Calvine/Pitlochry UFO

Calvine/Pitlochry UFO

Date: August 4, 1990

Location: Calvine/Pitlochry, Scotland

A 75' wide diamond object was tailed by an RAF Harrier 20 miles North of Pitlochry in Scotland.

It appeared to hover for 10 minutes above the A9 near Calvine. It then shot off up into the sky.

An unnamed photographer took a series of photographs and sent them to the Daily Record newspaper.

The Daily Record in turn sent them to the Ministry of Defense, for comment, before running a report on the subject.

The story was never run by the Daily Record for reasons unknown.

The Ministry of Defence, on the other hand, treated this very seriously.

A defensive press line was prepared for expected questions from the mainstream media.

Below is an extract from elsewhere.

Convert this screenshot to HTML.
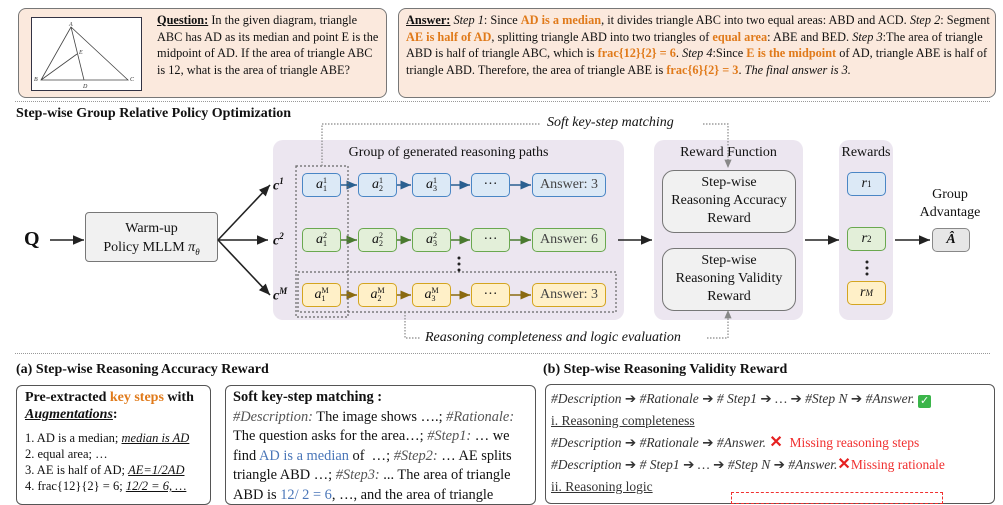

The media strangely never asked any, this can be read in DEFE 31/179/1: pages 157-8 via the National Archives.

The briefings state that enquiries had failed to identify the RAF Harriers shown on the photograph.

All MoD records suggested none were airborne at the time.

An official wrote in a memo:

Such stories are not normally drawn to the attention of ministers, and the MoD press office invariably responds to questions along well established lines emphasizing our limited interest in the UFO phenomenon and explaining that we therefore do not have the resources to undertake any in depth investigations into particular sightings.

The memo noted there was no record of Harriers operating in the area at the time and suggested the media should be told no definite conclusions reached regarding large diamond shaped object.

The files contain blurry photocopies of 2 of the pictures next to aviation journal reports about a secret triangular shaped stealth aircraft said to have been developed by the USAF.

And in late 1991 the MoD apparently commissioned line drawings of the UFO, noting that the sensitivity of the material suggests very special handling.

The original photographs appear to have gone missing and the identity of the photographer is now a mystery.

A question was asked in Parliament in 1996 about the location of this photograph, and the matter was also raised in a Freedom of Information Act request.

Nick Pope who was appointed as head of the UFO desk for the MoD the year after the incident occurred has said:

I first came across this story in 1991, when I joined the UFO project.

A poster sized enlargement of the best photo was prominently displayed on the office wall.

I worked in a 4 person office my predecessor had put it up.

It was one of the few visible UFO related items on display, most stuff was locked away.

Sometimes, people would come to our office. You'd have this surreal moment when they'd stop midsentence, stare at it, point and say:

What the Hell's that?

This was up close and personal, reach out and you can touch it stuff.

I don't know what it is, but it's not one of ours was our stock answer to the inevitable question.

The X-Files first aired in the United Kingdom in 1994 and I acquired the same nickname, Spooky, as Fox Mulder, for obvious reasons.

Mulder famously had his I want to believe UFO poster on his office wall and though uncaptioned, I suppose this was my equivalent.

Word got around and people would swing by to take a look, even when they had no obvious business in our section.

I asked my DIS opposite number about the image.

I was told that the official assessment was that the photos were real and the craft had a diameter of over 80'.

At one particularly surreal briefing on the UFO phenomenon my DIS opposite number indicated the photo and pointed his finger to the right:

It's not the Americans, he said, before pointing to the left and saying and it's not the Russians.

There was a pause, before he concluded and that only leaves... his voice trailed off and he didn't complete the sentence, but his finger was pointing directly upwards.

Despite this sensational conclusion, MoD documents show that if the media asked, the line to take on this was to be that no definite conclusion had been reached regarding the large diamond shaped object.

At some point in 1994 my head of division had somehow convinced himself that the craft was a secret, prototype aircraft or drone, probably American.

But in response to repeated sightings of triangular shaped UFOs capable of hovering and then accelerating away rapidly at high Mach speeds, we'd just received assurances from the appropriate U.S. authorities that the U.S. wasn't testing anything like this over the United Kingdom.

On the basis of these assurances, Defense Ministers had assured Parliament that no such aircraft/drones were being flown.

Perhaps my head of division thought this was a lie and thought he was being loyal when one day he took the photo away and locked it in his desk drawer.

On the other hand, he was probably the one who drafted the Parliamentary assurances, so maybe he was just covering his back.

What happened next?

The suspicion was that someone had shredded the photo, but whatever the truth of the matter, it was never seen again.

The same thing had happened with some defence intelligence

Staff files on the The Rendlesham Forest UFO Incident, and I was in the same position again:

I think some people thought I'd put all this stuff through the shredder myself, but I promise I didn't.

Unfortunately, here we have yet another of those long familiar tales of evidence surprisingly missing before it is made public.

Can we blame incompetence in the MoD?

Or is something more suspicious to blame?

The original photograph has been seen by a handful of people. The copy in the National Archives looks like a 5th generation photocopy.

Rumours at the time were of a top secret Aurora aircraft being tested.

The Aurora has still not been proven to exist.